Reitsma and his crew keep tabs on the warblers from the moment they hatch. They use radio transmitters to track chicks after they have left the nest. Sometimes, what they learn is startling.

“We put a transmitter on a nestling, and then the next day, the transmitter had moved to a place by a big rock,” Reitsma said. “I was tracking [the transmitter’s location], and the signal was moving very short distances underneath a rock. Already, I knew something was up and that the bird wasn’t alive. So the next day, I went back and the radio signal was coming from underneath another big rock. I lifted the rock, and there were six snakes under there, four milk snakes and two garter snakes. I held the antennae and lifted the snakes off, one at a time, until I found the one that had the transmitter in it.”
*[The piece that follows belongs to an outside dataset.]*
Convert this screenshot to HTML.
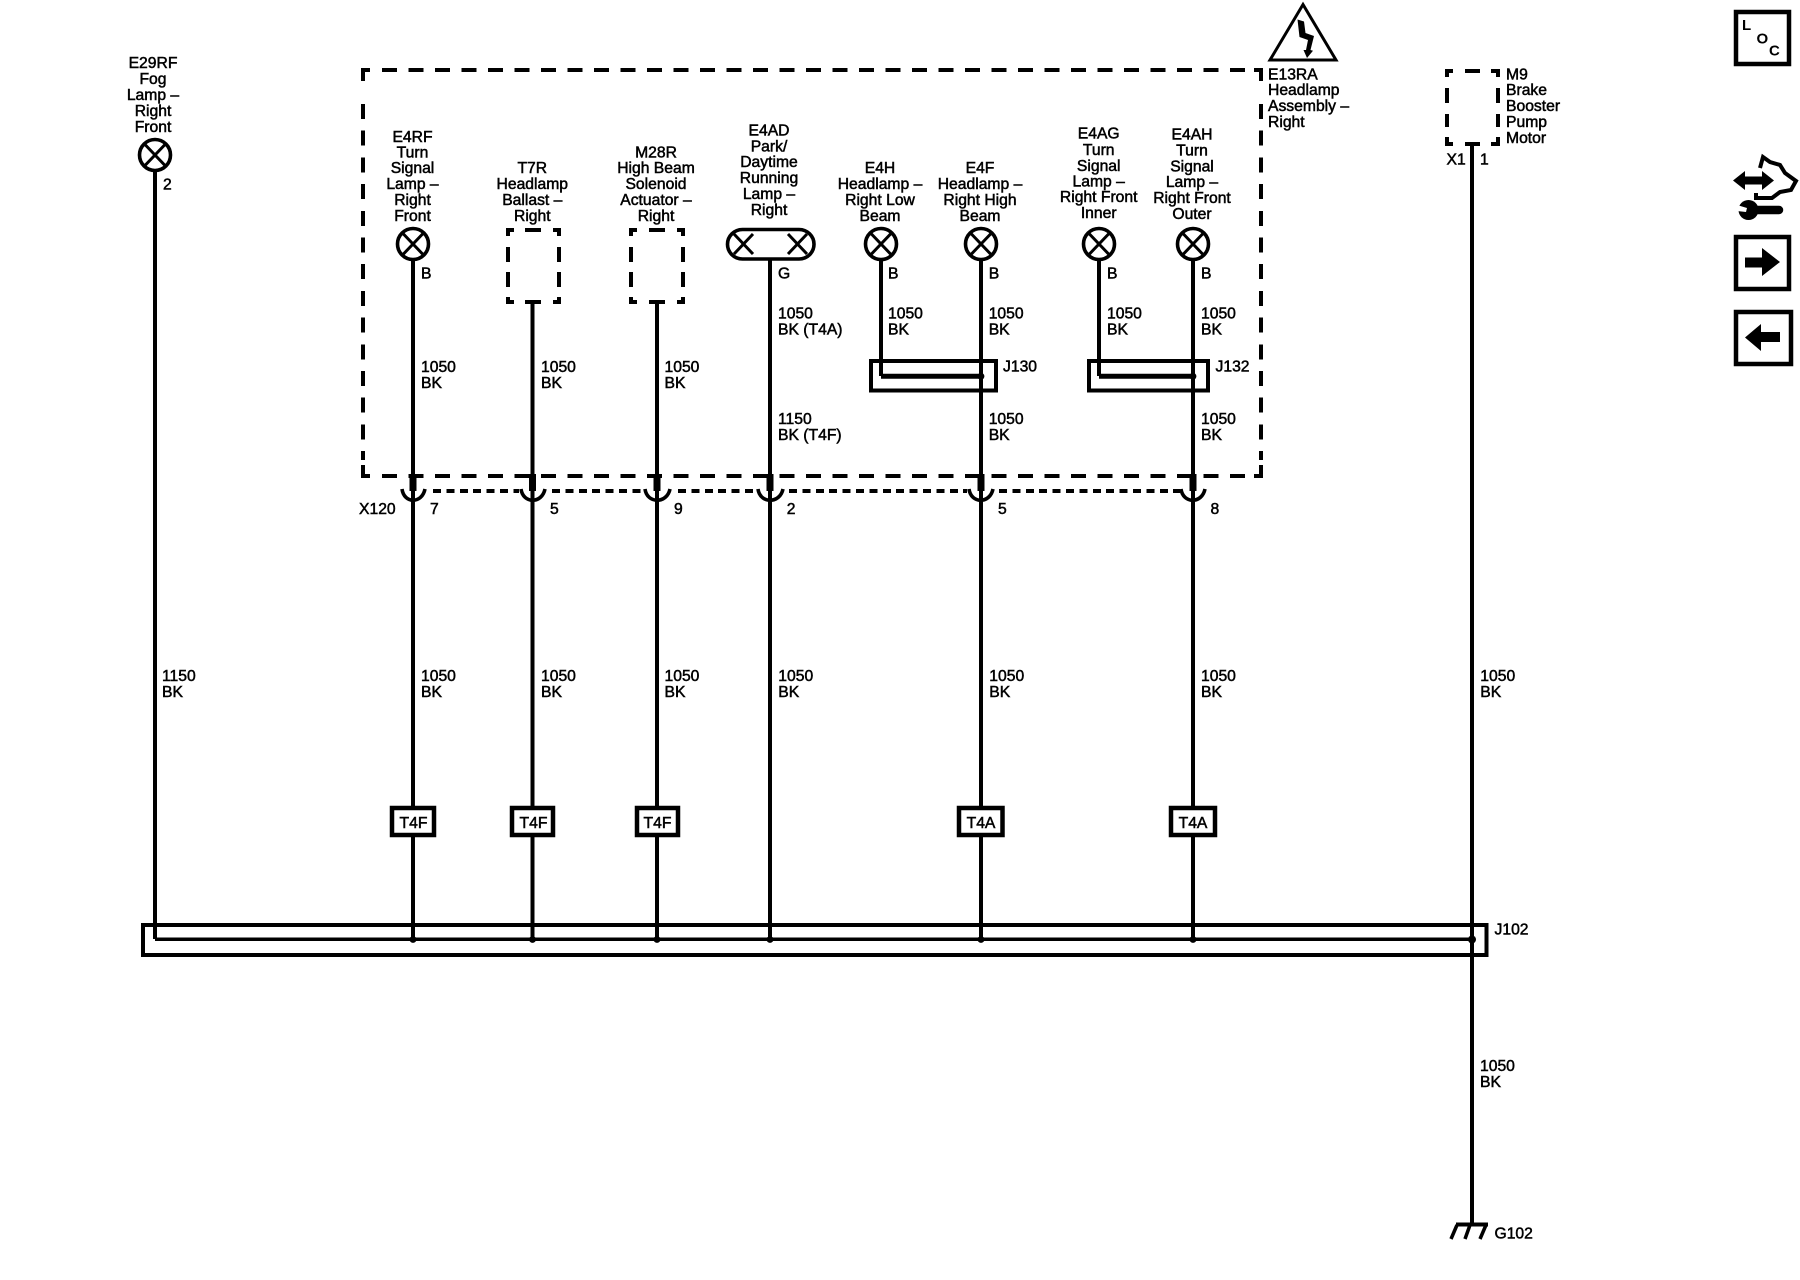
<!DOCTYPE html>
<html><head><meta charset="utf-8"><title>Wiring diagram</title>
<style>
html,body{margin:0;padding:0;background:#fff}
svg{display:block}
text{font-family:"Liberation Sans",sans-serif;font-size:15.7px;fill:#000;stroke:#000;stroke-width:.5px}
.c{text-anchor:middle}
.b{font-weight:bold;stroke-width:0}
</style></head><body>
<svg width="1800" height="1280" viewBox="0 0 1800 1280" xmlns="http://www.w3.org/2000/svg">
<rect width="1800" height="1280" fill="#fff"/>
<!-- headlamp assembly dashed box -->
<g fill="none" stroke="#000" stroke-width="4" shape-rendering="crispEdges">
<path d="M363 81V70H370M363 465V476H370M1261 81V70H1254M1261 465V476H1254"/>
<path d="M382 70H1250M382 476H1250" stroke-dasharray="15 11.5"/>
<path d="M363 104V460M1261 104V460" stroke-dasharray="15 11.7"/>
<!-- connector X120 dashed -->
<path d="M433 491H519M552 491H644M678 491H756M789 491H967M999 491H1180" stroke-dasharray="8 5.4"/>
</g>
<!-- wires -->
<g stroke="#000" stroke-width="4" fill="none">
<path d="M155 171V939M413 260V939M532.5 304V939M657 304V939M770 260V939M981 260V939M1193 260V939M881 260V376M1099 260V376M1472 145V1225"/>
<path d="M155 939.3H1472" stroke-width="3.5"/>
<path d="M881 376.3H981M1099 376.3H1193" stroke-width="5"/>
<path d="M413 474V491M532.5 474V491M657 474V491M770 474V491M981 474V491M1193 474V491" stroke-width="7"/>
<!-- cups -->
<g stroke-width="3.6">
<path d="M402 489C404 504 422 504 425 489"/>
<path d="M521 489C523 504 542 504 545 489"/>
<path d="M645 489C647 504 667 504 670 489"/>
<path d="M758 489C760 504 780 504 783 489"/>
<path d="M969 489C971 504 990 504 993 489"/>
<path d="M1181 489C1183 504 1202 504 1205 489"/>
</g>
<!-- splice boxes -->
<rect x="143" y="925" width="1343.5" height="30"/>
<rect x="871" y="361" width="125" height="29.5"/>
<rect x="1089" y="361" width="119" height="29.5"/>
<!-- ground -->
<path d="M1456 1224.5H1488" stroke-width="4"/>
<path d="M1457 1225L1451 1239M1470 1225L1465 1239M1486 1225L1480 1239" stroke-width="3.5"/>
</g>
<g fill="#000">
<circle cx="413" cy="939.5" r="3.4"/><circle cx="532.5" cy="939.5" r="3.4"/><circle cx="657" cy="939.5" r="3.4"/><circle cx="770" cy="939.5" r="3.4"/><circle cx="981" cy="939.5" r="3.4"/><circle cx="1193" cy="939.5" r="3.4"/><circle cx="1472" cy="939.5" r="4"/>
<circle cx="981" cy="376.3" r="3.4"/><circle cx="1193" cy="376.3" r="3.4"/>
</g>
<!-- lamps -->
<g fill="#fff" stroke="#000" stroke-width="3.6">
<g><circle cx="155" cy="155" r="15.5"/><path d="M144.5 144L165.5 166M165.5 144L144.5 166" fill="none" stroke-width="3"/></g>
<g><circle cx="413" cy="244" r="15.5"/><path d="M402.5 233L423.5 255M423.5 233L402.5 255" fill="none" stroke-width="3"/></g>
<g><circle cx="881" cy="244" r="15.5"/><path d="M870.5 233L891.5 255M891.5 233L870.5 255" fill="none" stroke-width="3"/></g>
<g><circle cx="981" cy="244" r="15.5"/><path d="M970.5 233L991.5 255M991.5 233L970.5 255" fill="none" stroke-width="3"/></g>
<g><circle cx="1099" cy="244" r="15.5"/><path d="M1088.5 233L1109.5 255M1109.5 233L1088.5 255" fill="none" stroke-width="3"/></g>
<g><circle cx="1193" cy="244" r="15.5"/><path d="M1182.5 233L1203.5 255M1203.5 233L1182.5 255" fill="none" stroke-width="3"/></g>
<rect x="727.5" y="229.5" width="86.5" height="29.5" rx="15" ry="14.7"/>
<path d="M734 234L753 254M753 234L734 254M788 234L807 254M807 234L788 254" fill="none" stroke-width="3"/>
</g>
<!-- dashed components -->
<g fill="none" stroke="#000" stroke-width="3.6" shape-rendering="crispEdges">
<path d="M514 230H508V236M508 247V262M508 272V287M508 297V302H514M525 230H541M553 230H559V236M559 247V262M559 272V287M559 297V302H553M525 302H541"/>
<path d="M637 230H631V236M631 247V262M631 272V287M631 297V302H637M649 230H665M677 230H683V236M683 247V262M683 272V287M683 297V302H677M649 302H665"/>
<path d="M1453 71H1447V77M1447 88V103M1447 114V127M1447 137V144H1453M1465 71H1480M1491 71H1498V77M1498 88V103M1498 114V127M1498 137V144H1491M1465 144H1480"/>
</g>
<!-- tag boxes -->
<g fill="#fff" stroke="#000" stroke-width="4.5">
<rect x="392" y="808" width="42" height="27"/>
<rect x="512" y="808" width="41" height="27"/>
<rect x="637" y="808" width="41" height="27"/>
<rect x="959" y="808" width="43.5" height="27"/>
<rect x="1171" y="808" width="44" height="27"/>
</g>
<text class="c" x="413.5" y="828">T4F</text><text class="c" x="533.5" y="828">T4F</text><text class="c" x="657.5" y="828">T4F</text><text class="c" x="981" y="828">T4A</text><text class="c" x="1193" y="828">T4A</text>
<!-- component labels -->
<text class="c"><tspan x="153" y="68">E29RF</tspan><tspan x="153" y="84">Fog</tspan><tspan x="153" y="100">Lamp –</tspan><tspan x="153" y="116">Right</tspan><tspan x="153" y="132">Front</tspan></text>
<text class="c"><tspan x="412.5" y="142">E4RF</tspan><tspan x="412.5" y="157.5">Turn</tspan><tspan x="412.5" y="173">Signal</tspan><tspan x="412.5" y="189">Lamp –</tspan><tspan x="412.5" y="205">Right</tspan><tspan x="412.5" y="221">Front</tspan></text>
<text class="c"><tspan x="532.3" y="173">T7R</tspan><tspan x="532.3" y="189">Headlamp</tspan><tspan x="532.3" y="205">Ballast –</tspan><tspan x="532.3" y="221">Right</tspan></text>
<text class="c"><tspan x="656" y="157.5">M28R</tspan><tspan x="656" y="173">High Beam</tspan><tspan x="656" y="189">Solenoid</tspan><tspan x="656" y="205">Actuator –</tspan><tspan x="656" y="221">Right</tspan></text>
<text class="c"><tspan x="769" y="135.5">E4AD</tspan><tspan x="769" y="151.5">Park/</tspan><tspan x="769" y="167">Daytime</tspan><tspan x="769" y="183">Running</tspan><tspan x="769" y="199">Lamp –</tspan><tspan x="769" y="215">Right</tspan></text>
<text class="c"><tspan x="880" y="173">E4H</tspan><tspan x="880" y="189">Headlamp –</tspan><tspan x="880" y="205">Right Low</tspan><tspan x="880" y="221">Beam</tspan></text>
<text class="c"><tspan x="980" y="173">E4F</tspan><tspan x="980" y="189">Headlamp –</tspan><tspan x="980" y="205">Right High</tspan><tspan x="980" y="221">Beam</tspan></text>
<text class="c"><tspan x="1098.7" y="138.5">E4AG</tspan><tspan x="1098.7" y="155">Turn</tspan><tspan x="1098.7" y="171">Signal</tspan><tspan x="1098.7" y="186.5">Lamp –</tspan><tspan x="1098.7" y="202">Right Front</tspan><tspan x="1098.7" y="218">Inner</tspan></text>
<text class="c"><tspan x="1192" y="139.5">E4AH</tspan><tspan x="1192" y="155.5">Turn</tspan><tspan x="1192" y="171.3">Signal</tspan><tspan x="1192" y="187">Lamp –</tspan><tspan x="1192" y="203">Right Front</tspan><tspan x="1192" y="219">Outer</tspan></text>
<text><tspan x="1268" y="79.3">E13RA</tspan><tspan x="1268" y="95">Headlamp</tspan><tspan x="1268" y="111">Assembly –</tspan><tspan x="1268" y="127">Right</tspan></text>
<text><tspan x="1506" y="79.3">M9</tspan><tspan x="1506" y="95">Brake</tspan><tspan x="1506" y="111">Booster</tspan><tspan x="1506" y="127">Pump</tspan><tspan x="1506" y="143">Motor</tspan></text>
<!-- pin labels -->
<text x="163" y="189.5">2</text>
<text x="421" y="278.7">B</text><text x="778" y="278.7">G</text><text x="888" y="278.7">B</text><text x="988.7" y="278.7">B</text><text x="1107" y="278.7">B</text><text x="1201" y="278.7">B</text>
<text x="1446.5" y="164.7">X1</text><text x="1480" y="164.7">1</text>
<text x="359" y="514">X120</text><text x="430" y="514">7</text><text x="550" y="514">5</text><text x="674" y="514">9</text><text x="786.7" y="514">2</text><text x="998" y="514">5</text><text x="1210.5" y="514">8</text>
<text x="1003" y="371.7">J130</text><text x="1215.5" y="371.7">J132</text>
<text x="1494.5" y="934.3">J102</text><text x="1494.5" y="1238.7">G102</text>
<!-- wire labels: upper -->
<text><tspan x="421" y="372">1050</tspan><tspan x="421" y="388">BK</tspan></text>
<text><tspan x="541" y="372">1050</tspan><tspan x="541" y="388">BK</tspan></text>
<text><tspan x="664.5" y="372">1050</tspan><tspan x="664.5" y="388">BK</tspan></text>
<text><tspan x="778" y="318.3">1050</tspan><tspan x="778" y="334.3">BK (T4A)</tspan></text>
<text><tspan x="778" y="424">1150</tspan><tspan x="778" y="440">BK (T4F)</tspan></text>
<text><tspan x="888" y="318.3">1050</tspan><tspan x="888" y="334.3">BK</tspan></text>
<text><tspan x="988.7" y="318.3">1050</tspan><tspan x="988.7" y="334.3">BK</tspan></text>
<text><tspan x="988.7" y="424">1050</tspan><tspan x="988.7" y="440">BK</tspan></text>
<text><tspan x="1107" y="318.3">1050</tspan><tspan x="1107" y="334.3">BK</tspan></text>
<text><tspan x="1201" y="318.3">1050</tspan><tspan x="1201" y="334.3">BK</tspan></text>
<text><tspan x="1201" y="424">1050</tspan><tspan x="1201" y="440">BK</tspan></text>
<!-- wire labels: lower -->
<text><tspan x="162" y="681">1150</tspan><tspan x="162" y="697">BK</tspan></text>
<text><tspan x="421" y="681">1050</tspan><tspan x="421" y="697">BK</tspan></text>
<text><tspan x="541" y="681">1050</tspan><tspan x="541" y="697">BK</tspan></text>
<text><tspan x="664.5" y="681">1050</tspan><tspan x="664.5" y="697">BK</tspan></text>
<text><tspan x="778.3" y="681">1050</tspan><tspan x="778.3" y="697">BK</tspan></text>
<text><tspan x="989.3" y="681">1050</tspan><tspan x="989.3" y="697">BK</tspan></text>
<text><tspan x="1201" y="681">1050</tspan><tspan x="1201" y="697">BK</tspan></text>
<text><tspan x="1480.3" y="681">1050</tspan><tspan x="1480.3" y="697">BK</tspan></text>
<text><tspan x="1480" y="1071">1050</tspan><tspan x="1480" y="1087">BK</tspan></text>
<!-- warning triangle -->
<path d="M1303 4.5L1336 60H1270Z" fill="#fff" stroke="#000" stroke-width="3"/>
<path d="M1297.5 19.5L1304 21.5L1305.5 33L1314 36L1310.5 50L1313 50.7L1307 58L1303.5 50L1306 50L1308 40L1299.5 37Z" fill="#000"/>
<!-- right icons -->
<g fill="none" stroke="#000" stroke-width="4.5">
<rect x="1736" y="12" width="53" height="52"/>
<rect x="1736" y="237" width="53" height="52"/>
<rect x="1736" y="312" width="55" height="52"/>
</g>
<text class="b" x="1742" y="30" style="font-size:15px">L</text>
<text class="b" x="1756.5" y="43.5" style="font-size:15px">O</text>
<text class="b" x="1769" y="55.5" style="font-size:15px">C</text>
<path d="M1745 257.5H1762V248L1780 262L1762 276V267.5H1745Z" fill="#000"/>
<path d="M1780 332H1761V324L1745 337.5L1761 351V342H1780Z" fill="#000"/>
<!-- service icon -->
<path d="M1733 180.5L1745 171V176.5H1762V171L1774 180.500L1762 190V184.500H1745V190Z" fill="#000"/>
<path d="M1760 168L1763 157L1770 162L1780 165L1785 173L1796 181L1791 190L1780 192L1772 198H1756V193" fill="none" stroke="#000" stroke-width="4"/>
<path d="M1750 210H1779" stroke="#000" stroke-width="8.500" stroke-linecap="round"/>
<circle cx="1748.500" cy="210" r="10" fill="#000"/>
<path d="M1737 205L1747 208L1746 212L1737 211Z" fill="#fff"/>
</svg>
</body></html>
At the end of his day in the field, Reitsma hikes out of the woods down a winding path and over a wooden bridge, to where he has parked his Volkswagen Jetta (which is modified to run on vegetable oil). It is a five-minute drive to his house from the study site. The rest of his team trickles in around dinnertime, and they gather at the table, excitedly swapping stories about their day, comparing notes, relaxing, and rehydrating. They have just a few more weeks before the warbler chicks fledge and prepare to fly south for winter. Already, Reitsma is encouraged about the new pieces they’ve added to the puzzle, and he’s excited about going to Ecuador this winter to study the Canada warblers in their nonbreeding grounds.

He’s feeling good on a different level as well. After 20 years of research, he’s still out in the field doing what he loves, an uncommon accomplishment for a scientist at that advanced stage of his career. Further, he’s doing work on land that he, personally, played a role in conserving. Shortly after Reitsma and his wife, Denise, moved to Canaan in 1986, he became involved with the Canaan Conservation Commission and has been a member ever since. He served as commission chair for 10 years, and during this time, the commission established two town forests and a conservation fund, which is used to offset the costs of conserving land in Canaan. Reitsma was also among the founding members of the Mascoma Watershed Conservation Council and helped raise funds so that the group could purchase and conserve the Bear Pond Natural Area.

The emerging results of his work are justifying the conservation. “That feels good,” he says. “That feels really good.”